Em primeiro lugar, pondera, “o Brasil tem uma economia grande na comparação com os demais países subdesenvolvidos; com isso, naturalmente se desenvolve uma dívida pública maior, porque ela é parte da riqueza privada do país”.
O segundo ponto, diz, é que “o mercado financeiro brasileiro é maior e mais liberalizado do que a maioria dos países de mesmo nível de renda, o que exige um mercado de dívida pública também maior, pois a dívida pública é a rede de segurança de todo o sistema financeiro”.
O terceiro elemento colocado pelo economista é que o Brasil é um dos países com a menor parcela da dívida pública detida por estrangeiros. “Isso faz com que o risco de não pagamento do Brasil seja muito menor, mesmo com uma dívida pública maior”, aponta.

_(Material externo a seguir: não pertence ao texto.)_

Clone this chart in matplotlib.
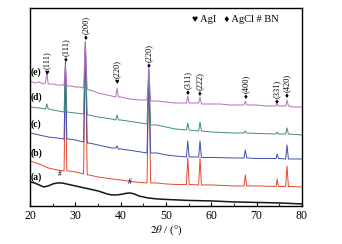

Além disso, acrescenta, “o Brasil possui um sistema bancário nacional robusto, o que permite maior estabilidade para o sistema financeiro e garante que a gestão da dívida pública não sofra pressões externas em momentos de crise”.
Por fim, pontua, “parte significativa da dívida pública nada mais é do que títulos do Tesouro Nacional que o Banco Central utiliza para gerir a política monetária, uma vez que pela Lei de Responsabilidade Fiscal, o BC não pode emitir títulos próprios”.
Para Diogo Santos, no cômputo da dívida pública, “o fundamental é que o país gaste o dinheiro com o que é mais importante, para o seu desenvolvimento econômico e para combater a inaceitável desigualdade socioeconômica que possui”.
O economista enfatiza que “reduzir a dívida pública por meio da exclusão de direitos da classe trabalhadora e dos mais pobres, como defende o mercado financeiro, só fará perpetuar o subdesenvolvimento do país e espalhará miséria e violência. Os ricos, as grandes empresas, o setor financeiro são os que precisam contribuir mais com a arrecadação pública e terem menos privilégios”.
E, conclui: “é preciso, principalmente, fazer a economia brasileira se desenvolver e se modernizar e, para isso, o gasto e o investimento públicos são imprescindíveis. Por isso, é fundamental trabalhar para elevar a consciência e a ação política do povo brasileiro sobre quais são as verdadeiras soluções para o país”.